競馬に魅せられて10年余りとなる私はといえば、競馬場に行っては食事もレースもそこそこに、“ハズレ馬券の観察”に躍起となる。
平成9年に発行された『あやしい馬券心理ファイル』(著:谷川弘虫 / 発行:情報センター出版局)がきっかけだ。
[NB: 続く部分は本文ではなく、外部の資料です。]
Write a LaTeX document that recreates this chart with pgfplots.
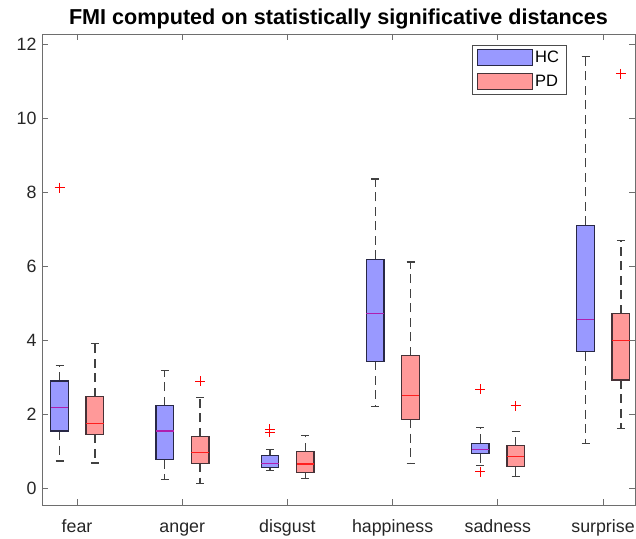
\documentclass[border=0pt]{standalone}
\usepackage{fontspec}
\setmainfont{Liberation Sans}
\usepackage{pgfplots}
\usepgfplotslibrary{statistics}
\pgfplotsset{compat=1.18}
\definecolor{hcfill}{RGB}{153,153,255}
\definecolor{pdfill}{RGB}{255,153,153}
\definecolor{hcmed}{RGB}{175,30,175}
\definecolor{pdmed}{RGB}{255,30,30}
\definecolor{edgeC}{RGB}{40,40,70}
\definecolor{pdedge}{RGB}{70,50,55}
\definecolor{axC}{RGB}{110,110,110}
\definecolor{whC}{RGB}{65,65,65}
\definecolor{outC}{RGB}{255,0,0}
\pgfplotsset{
  common/.style={color=outC, mark=+, mark size=5pt, mark options={solid, draw=outC, line width=1pt},
    boxplot/draw direction=y,
    boxplot/box extend=0.167, boxplot/whisker extend=0.076,
    boxplot/every whisker/.style={draw=whC, dash pattern=on 9pt off 5.5pt, line width=1.3pt}},
  hc/.style={common,
    boxplot/every box/.style={draw=edgeC, fill=hcfill, line width=1.3pt},
    boxplot/every median/.style={draw=hcmed, line width=1.2pt}},
  pd/.style={common,
    boxplot/every box/.style={draw=pdedge, fill=pdfill, line width=1.3pt},
    boxplot/every median/.style={draw=pdmed, line width=1.2pt}},
}
\begin{document}
\begin{tikzpicture}[x=1pt,y=1pt]
\begin{axis}[
  at={(42pt,33pt)}, anchor=south west,
  scale only axis, width=593pt, height=471pt,
  xmin=0.667, xmax=6.304, ymin=-0.459, ymax=12.27,
  xtick={1,2,3,4,5,6},
  xticklabels={fear,anger,disgust,happiness,sadness,surprise},
  ytick={0,2,4,6,8,10,12},
  tick align=inside, major tick length=6pt,
  axis line style={axC, line width=0.9pt},
  tick style={axC, line width=0.9pt},
  tick label style={font=\fontsize{17.8pt}{19pt}\selectfont, black!85},
  /pgf/number format/assume math mode=true,
  xticklabel style={anchor=base, yshift=-27pt},
  yticklabel style={xshift=-2pt},
  title={\bfseries\fontsize{21.6pt}{23pt}\selectfont FMI computed on statistically significative distances},
  title style={yshift=-5pt},
  legend style={at={(0.7246,0.977)}, anchor=north west, draw=black!70, line width=0.9pt,
    font=\fontsize{16.5pt}{18pt}\selectfont, inner xsep=5pt, inner ysep=4pt, row sep=7pt},
  legend cell align=left,
]
% fear
\addplot[hc, forget plot, boxplot prepared={draw position=0.834, lower whisker=0.73, lower quartile=1.54, median=2.17, upper quartile=2.89, upper whisker=3.32}] table[row sep=\\, y index=0]{d\\ 8.12\\};
\addplot[pd, forget plot, boxplot prepared={draw position=1.17, lower whisker=0.68, lower quartile=1.45, median=1.75, upper quartile=2.47, upper whisker=3.91}] coordinates {};
% anger
\addplot[hc, forget plot, boxplot prepared={draw position=1.834, lower whisker=0.23, lower quartile=0.77, median=1.54, upper quartile=2.23, upper whisker=3.17}] coordinates {};
\addplot[pd, forget plot, boxplot prepared={draw position=2.17, lower whisker=0.12, lower quartile=0.67, median=0.95, upper quartile=1.39, upper whisker=2.44}] table[row sep=\\, y index=0]{d\\ 2.89\\};
% disgust
\addplot[hc, forget plot, boxplot prepared={draw position=2.834, lower whisker=0.47, lower quartile=0.56, median=0.67, upper quartile=0.88, upper whisker=1.04}] table[row sep=\\, y index=0]{d\\ 1.59\\ 1.51\\};
\addplot[pd, forget plot, boxplot prepared={draw position=3.17, lower whisker=0.25, lower quartile=0.42, median=0.65, upper quartile=0.98, upper whisker=1.41}] coordinates {};
% happiness
\addplot[hc, forget plot, boxplot prepared={draw position=3.834, lower whisker=2.21, lower quartile=3.42, median=4.72, upper quartile=6.18, upper whisker=8.35}] coordinates {};
\addplot[pd, forget plot, boxplot prepared={draw position=4.17, lower whisker=0.67, lower quartile=1.86, median=2.51, upper quartile=3.58, upper whisker=6.11}] coordinates {};
% sadness
\addplot[hc, forget plot, boxplot prepared={draw position=4.834, lower whisker=0.61, lower quartile=0.93, median=1.05, upper quartile=1.21, upper whisker=1.64}] table[row sep=\\, y index=0]{d\\ 2.67\\ 0.44\\};
\addplot[pd, forget plot, boxplot prepared={draw position=5.17, lower whisker=0.32, lower quartile=0.58, median=0.86, upper quartile=1.14, upper whisker=1.52}] table[row sep=\\, y index=0]{d\\ 2.22\\};
% surprise
\addplot[hc, forget plot, boxplot prepared={draw position=5.834, lower whisker=1.20, lower quartile=3.68, median=4.55, upper quartile=7.10, upper whisker=11.66}] coordinates {};
\addplot[pd, forget plot, boxplot prepared={draw position=6.17, lower whisker=1.60, lower quartile=2.92, median=3.98, upper quartile=4.71, upper whisker=6.68}] table[row sep=\\, y index=0]{d\\ 11.19\\};
\addlegendimage{legend image code/.code={\draw[draw=edgeC, fill=hcfill, line width=1pt] (0pt,-8pt) rectangle (55pt,8pt);}}
\addlegendentry{HC}
\addlegendimage{legend image code/.code={\draw[draw=pdedge, fill=pdfill, line width=1pt] (0pt,-8pt) rectangle (55pt,8pt);}}
\addlegendentry{PD}
\end{axis}
\pgfresetboundingbox
\path[use as bounding box] (0pt,0pt) rectangle (636pt,538pt);
\end{tikzpicture}
\end{document}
ハズレ馬券を逆にたどれば、その人の人生が浮かび上がってくるのではないかと仮定して推察を重ねる内容の本書に感化されて以来、毎週末のように競馬場に足を運び、捨てられた馬券の観察を行っては、どういう人物がその馬券を捨てたのかを推理する。
どんな馬券にもその人なりの理由がある
馬券を買うということは、自分のお金を賭ける行為であるので、どんなに馬鹿馬鹿しい馬券であっても、なぜその馬券を買ったのか、その人なりの理由があり、それを探る行程に独特のおかしみがあるのだ。馬券を拾うという行為に当初は羞恥心を抱いていたが、今となってはなんの気なしに必要最低限の体の動きで腰を屈めてスムースにそれを拾い、ゴミ箱の中に捨てられた馬券があることを目視すれば、何も考えず一直線に手を突っ込む! 競馬場でそんな奇特な楽しみを続ける私が観察した馬券をまずは紹介したい。
作品名をつけるなら『絶対に負けられない勝負がここにある』といったところか。
朝から1レースも欠かすことなく馬券を買い続けるも、予想はてんで的外れなものばかりで、財布の中身も減ってきた。まずはなんでもいいから当てることが大事だ。そこからツキを呼び寄せてなんとか挽回していこう。そうだ、次のレースは絶対に当てなければいけない勝負だ。